▶ _The input_
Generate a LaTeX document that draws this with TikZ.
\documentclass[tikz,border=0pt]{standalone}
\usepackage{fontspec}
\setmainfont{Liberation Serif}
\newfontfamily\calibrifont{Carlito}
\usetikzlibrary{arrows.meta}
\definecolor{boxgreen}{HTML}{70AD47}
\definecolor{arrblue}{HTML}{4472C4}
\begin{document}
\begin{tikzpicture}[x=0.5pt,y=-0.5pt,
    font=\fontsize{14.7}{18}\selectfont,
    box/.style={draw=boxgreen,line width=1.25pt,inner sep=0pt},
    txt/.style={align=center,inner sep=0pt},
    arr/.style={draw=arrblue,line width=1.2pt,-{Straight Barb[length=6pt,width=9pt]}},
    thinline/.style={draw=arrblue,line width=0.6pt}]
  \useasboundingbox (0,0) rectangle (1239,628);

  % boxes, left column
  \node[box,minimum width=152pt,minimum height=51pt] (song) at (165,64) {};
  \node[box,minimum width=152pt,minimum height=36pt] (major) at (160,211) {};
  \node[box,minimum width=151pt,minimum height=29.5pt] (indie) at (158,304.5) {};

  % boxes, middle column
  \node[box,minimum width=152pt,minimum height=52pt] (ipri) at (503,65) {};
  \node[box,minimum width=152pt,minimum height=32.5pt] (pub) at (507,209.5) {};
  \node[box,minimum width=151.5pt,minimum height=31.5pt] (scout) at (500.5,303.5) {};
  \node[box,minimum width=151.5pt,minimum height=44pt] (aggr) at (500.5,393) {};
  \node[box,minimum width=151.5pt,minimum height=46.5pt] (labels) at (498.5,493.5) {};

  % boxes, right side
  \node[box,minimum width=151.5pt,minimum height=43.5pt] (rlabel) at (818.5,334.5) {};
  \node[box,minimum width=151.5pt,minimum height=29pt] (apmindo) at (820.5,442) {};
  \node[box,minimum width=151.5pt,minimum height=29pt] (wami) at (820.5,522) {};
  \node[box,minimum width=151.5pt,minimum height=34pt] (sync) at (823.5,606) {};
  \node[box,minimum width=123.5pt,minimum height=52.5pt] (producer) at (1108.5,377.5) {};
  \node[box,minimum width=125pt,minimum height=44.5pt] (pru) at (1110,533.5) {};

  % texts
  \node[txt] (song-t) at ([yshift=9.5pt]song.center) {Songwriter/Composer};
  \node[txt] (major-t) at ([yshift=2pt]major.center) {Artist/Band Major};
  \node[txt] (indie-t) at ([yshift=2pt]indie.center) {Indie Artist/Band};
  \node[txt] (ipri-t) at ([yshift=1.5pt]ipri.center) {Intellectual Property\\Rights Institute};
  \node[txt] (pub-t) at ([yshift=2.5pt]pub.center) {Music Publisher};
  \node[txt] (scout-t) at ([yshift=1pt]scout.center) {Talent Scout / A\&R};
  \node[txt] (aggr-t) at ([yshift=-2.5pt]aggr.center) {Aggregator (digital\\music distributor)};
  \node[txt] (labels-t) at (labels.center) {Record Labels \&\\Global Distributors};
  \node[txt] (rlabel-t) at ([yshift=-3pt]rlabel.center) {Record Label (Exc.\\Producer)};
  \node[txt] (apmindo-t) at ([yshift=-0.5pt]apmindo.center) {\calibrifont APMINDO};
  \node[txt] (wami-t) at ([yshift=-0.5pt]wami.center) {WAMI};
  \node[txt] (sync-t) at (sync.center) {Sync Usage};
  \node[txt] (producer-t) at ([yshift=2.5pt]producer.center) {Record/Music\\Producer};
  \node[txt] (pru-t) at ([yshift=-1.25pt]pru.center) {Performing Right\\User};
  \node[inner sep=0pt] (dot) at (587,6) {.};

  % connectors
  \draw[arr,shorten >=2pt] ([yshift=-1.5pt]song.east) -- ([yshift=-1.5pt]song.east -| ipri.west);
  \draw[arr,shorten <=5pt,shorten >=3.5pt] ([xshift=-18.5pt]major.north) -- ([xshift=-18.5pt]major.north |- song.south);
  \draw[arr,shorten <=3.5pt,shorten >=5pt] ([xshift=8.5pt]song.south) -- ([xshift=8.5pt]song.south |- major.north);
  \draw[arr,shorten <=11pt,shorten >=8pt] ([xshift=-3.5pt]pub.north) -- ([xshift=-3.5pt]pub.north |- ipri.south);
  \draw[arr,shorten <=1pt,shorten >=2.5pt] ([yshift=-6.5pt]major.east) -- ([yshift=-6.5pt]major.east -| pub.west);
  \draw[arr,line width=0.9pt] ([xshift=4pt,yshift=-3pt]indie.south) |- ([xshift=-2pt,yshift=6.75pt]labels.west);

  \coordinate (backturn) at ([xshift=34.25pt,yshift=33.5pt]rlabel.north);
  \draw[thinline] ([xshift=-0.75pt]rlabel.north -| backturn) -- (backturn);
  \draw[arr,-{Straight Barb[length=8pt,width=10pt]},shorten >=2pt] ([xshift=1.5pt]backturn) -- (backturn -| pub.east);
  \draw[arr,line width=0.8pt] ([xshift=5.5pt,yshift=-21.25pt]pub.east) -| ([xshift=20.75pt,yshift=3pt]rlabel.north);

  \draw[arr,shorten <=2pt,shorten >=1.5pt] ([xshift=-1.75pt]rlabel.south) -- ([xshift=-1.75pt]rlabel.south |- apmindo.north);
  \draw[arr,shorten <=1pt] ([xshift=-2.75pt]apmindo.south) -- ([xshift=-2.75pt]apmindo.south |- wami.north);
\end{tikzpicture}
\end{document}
* * *
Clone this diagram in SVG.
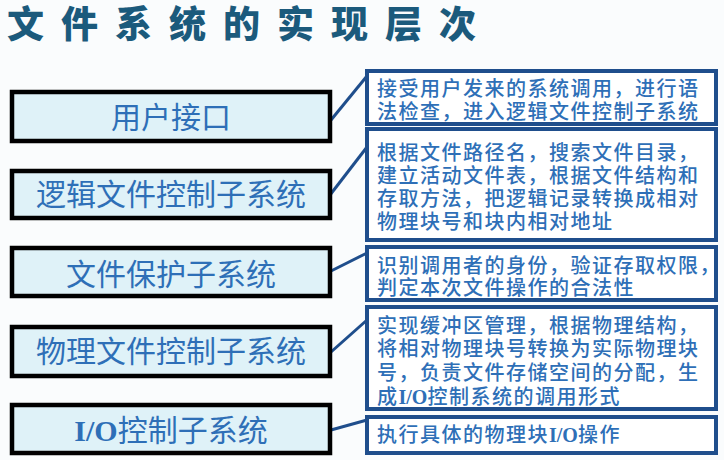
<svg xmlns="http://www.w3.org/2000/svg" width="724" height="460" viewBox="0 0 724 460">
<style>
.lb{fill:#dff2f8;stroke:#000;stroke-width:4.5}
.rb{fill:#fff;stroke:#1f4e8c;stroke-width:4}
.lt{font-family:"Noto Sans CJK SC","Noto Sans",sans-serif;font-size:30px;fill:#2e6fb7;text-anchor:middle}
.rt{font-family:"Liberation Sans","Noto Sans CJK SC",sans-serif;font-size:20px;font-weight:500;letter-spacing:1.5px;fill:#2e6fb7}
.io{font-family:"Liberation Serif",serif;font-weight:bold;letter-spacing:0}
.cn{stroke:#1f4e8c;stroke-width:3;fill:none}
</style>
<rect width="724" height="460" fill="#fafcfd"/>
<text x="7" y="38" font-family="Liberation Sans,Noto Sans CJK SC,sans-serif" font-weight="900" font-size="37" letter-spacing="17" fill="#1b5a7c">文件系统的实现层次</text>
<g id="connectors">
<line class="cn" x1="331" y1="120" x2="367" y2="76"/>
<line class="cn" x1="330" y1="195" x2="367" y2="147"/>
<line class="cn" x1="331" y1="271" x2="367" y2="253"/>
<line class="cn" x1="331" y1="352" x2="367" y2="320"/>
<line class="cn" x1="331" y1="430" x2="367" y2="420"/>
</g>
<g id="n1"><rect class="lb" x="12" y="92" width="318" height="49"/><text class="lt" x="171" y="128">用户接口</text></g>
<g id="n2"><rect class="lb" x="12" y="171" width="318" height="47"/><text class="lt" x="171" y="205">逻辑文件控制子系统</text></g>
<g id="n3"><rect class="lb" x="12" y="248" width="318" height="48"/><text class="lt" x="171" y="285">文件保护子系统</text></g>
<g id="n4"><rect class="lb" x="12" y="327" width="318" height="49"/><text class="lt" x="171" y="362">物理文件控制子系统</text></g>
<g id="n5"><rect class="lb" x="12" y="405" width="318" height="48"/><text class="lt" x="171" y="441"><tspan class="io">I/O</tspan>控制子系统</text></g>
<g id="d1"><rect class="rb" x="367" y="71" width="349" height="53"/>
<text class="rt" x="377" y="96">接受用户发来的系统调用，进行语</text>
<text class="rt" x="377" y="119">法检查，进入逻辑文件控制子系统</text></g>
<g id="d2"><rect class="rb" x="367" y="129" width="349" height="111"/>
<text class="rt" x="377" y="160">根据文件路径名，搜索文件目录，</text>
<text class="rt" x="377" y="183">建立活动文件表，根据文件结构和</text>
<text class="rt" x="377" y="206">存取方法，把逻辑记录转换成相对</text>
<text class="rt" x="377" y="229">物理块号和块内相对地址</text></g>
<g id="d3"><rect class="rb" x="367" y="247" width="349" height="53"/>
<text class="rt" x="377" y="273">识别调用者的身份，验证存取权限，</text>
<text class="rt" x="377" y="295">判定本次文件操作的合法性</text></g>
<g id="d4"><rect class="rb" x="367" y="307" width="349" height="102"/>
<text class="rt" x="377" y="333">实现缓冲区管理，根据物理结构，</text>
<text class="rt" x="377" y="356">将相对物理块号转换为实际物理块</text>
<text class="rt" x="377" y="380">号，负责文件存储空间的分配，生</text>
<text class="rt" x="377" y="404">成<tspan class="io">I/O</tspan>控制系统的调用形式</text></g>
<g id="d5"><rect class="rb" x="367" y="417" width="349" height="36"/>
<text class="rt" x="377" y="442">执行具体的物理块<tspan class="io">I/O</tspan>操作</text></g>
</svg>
--
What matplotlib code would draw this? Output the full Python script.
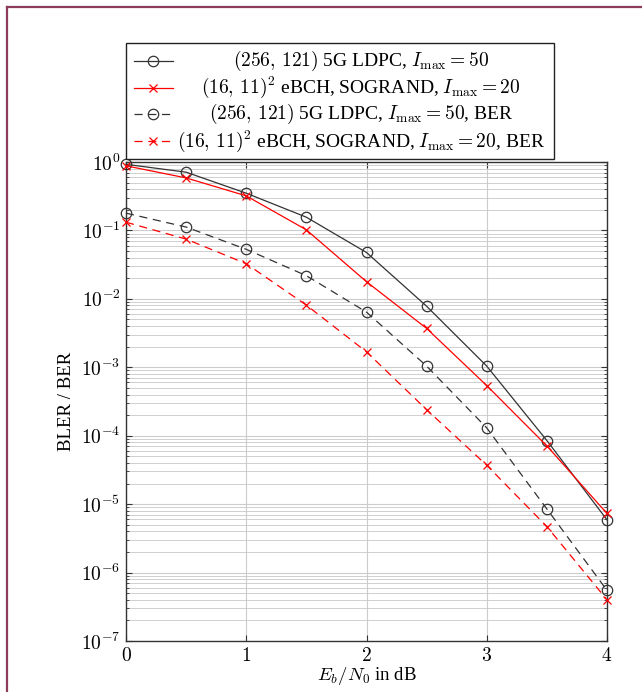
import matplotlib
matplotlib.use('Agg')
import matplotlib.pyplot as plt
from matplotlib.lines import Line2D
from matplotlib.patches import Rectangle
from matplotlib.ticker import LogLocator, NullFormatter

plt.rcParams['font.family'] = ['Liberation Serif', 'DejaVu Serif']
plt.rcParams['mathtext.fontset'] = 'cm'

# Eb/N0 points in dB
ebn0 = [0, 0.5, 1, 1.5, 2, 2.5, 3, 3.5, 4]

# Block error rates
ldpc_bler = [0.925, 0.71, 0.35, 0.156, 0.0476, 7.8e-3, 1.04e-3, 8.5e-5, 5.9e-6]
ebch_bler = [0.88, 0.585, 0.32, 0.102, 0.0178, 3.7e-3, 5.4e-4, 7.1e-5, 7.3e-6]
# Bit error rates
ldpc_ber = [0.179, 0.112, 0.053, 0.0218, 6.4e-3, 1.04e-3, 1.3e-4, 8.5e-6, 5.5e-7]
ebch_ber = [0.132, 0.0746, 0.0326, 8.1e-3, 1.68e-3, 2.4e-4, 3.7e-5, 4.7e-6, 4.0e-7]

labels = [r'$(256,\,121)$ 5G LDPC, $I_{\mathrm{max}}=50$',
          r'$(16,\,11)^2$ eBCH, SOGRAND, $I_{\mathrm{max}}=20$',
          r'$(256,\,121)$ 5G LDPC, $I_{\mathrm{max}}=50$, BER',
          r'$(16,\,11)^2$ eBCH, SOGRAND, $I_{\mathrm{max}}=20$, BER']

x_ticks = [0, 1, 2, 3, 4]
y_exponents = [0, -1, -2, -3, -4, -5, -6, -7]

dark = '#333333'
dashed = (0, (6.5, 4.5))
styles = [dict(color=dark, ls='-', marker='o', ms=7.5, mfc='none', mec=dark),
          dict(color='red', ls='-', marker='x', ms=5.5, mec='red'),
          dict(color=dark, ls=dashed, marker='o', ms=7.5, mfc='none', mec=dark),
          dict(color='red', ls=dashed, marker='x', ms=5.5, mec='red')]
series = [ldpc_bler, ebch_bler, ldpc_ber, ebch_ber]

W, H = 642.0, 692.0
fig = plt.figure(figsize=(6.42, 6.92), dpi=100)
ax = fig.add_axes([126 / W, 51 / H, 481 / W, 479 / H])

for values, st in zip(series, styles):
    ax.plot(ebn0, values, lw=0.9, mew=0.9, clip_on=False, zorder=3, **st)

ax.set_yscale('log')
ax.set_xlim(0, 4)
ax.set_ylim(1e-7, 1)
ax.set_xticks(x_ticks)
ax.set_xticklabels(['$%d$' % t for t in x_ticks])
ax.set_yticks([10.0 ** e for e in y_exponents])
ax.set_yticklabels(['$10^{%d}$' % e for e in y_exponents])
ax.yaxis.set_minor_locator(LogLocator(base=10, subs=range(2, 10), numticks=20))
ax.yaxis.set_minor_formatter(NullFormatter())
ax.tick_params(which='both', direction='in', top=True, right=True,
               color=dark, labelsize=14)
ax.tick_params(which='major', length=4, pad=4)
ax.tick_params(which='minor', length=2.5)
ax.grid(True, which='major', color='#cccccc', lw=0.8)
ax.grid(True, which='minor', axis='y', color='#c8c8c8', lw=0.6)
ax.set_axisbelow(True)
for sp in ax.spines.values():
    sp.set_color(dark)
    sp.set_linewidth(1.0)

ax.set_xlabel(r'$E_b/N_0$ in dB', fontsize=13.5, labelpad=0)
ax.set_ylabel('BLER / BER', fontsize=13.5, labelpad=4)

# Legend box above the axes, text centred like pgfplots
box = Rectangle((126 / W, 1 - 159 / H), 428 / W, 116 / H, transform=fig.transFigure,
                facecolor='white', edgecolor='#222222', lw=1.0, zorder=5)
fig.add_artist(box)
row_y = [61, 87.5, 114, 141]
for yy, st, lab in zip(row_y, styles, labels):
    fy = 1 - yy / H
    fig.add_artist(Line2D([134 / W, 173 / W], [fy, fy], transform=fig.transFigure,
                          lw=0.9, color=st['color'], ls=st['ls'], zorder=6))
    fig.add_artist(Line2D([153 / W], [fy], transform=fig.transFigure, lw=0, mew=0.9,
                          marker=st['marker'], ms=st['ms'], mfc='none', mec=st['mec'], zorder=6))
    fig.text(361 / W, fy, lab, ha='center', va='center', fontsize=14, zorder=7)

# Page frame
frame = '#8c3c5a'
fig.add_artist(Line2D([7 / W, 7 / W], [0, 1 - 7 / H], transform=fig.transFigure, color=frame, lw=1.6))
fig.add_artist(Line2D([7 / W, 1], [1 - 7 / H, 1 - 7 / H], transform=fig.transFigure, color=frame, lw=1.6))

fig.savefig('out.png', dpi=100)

▶ _Goal_
Pick each line holding the word "this" out of the listing.

▶ _Solution_
Generate a LaTeX document that draws this with TikZ.
Clone this diagram in SVG.
What matplotlib code would draw this? Output the full Python script.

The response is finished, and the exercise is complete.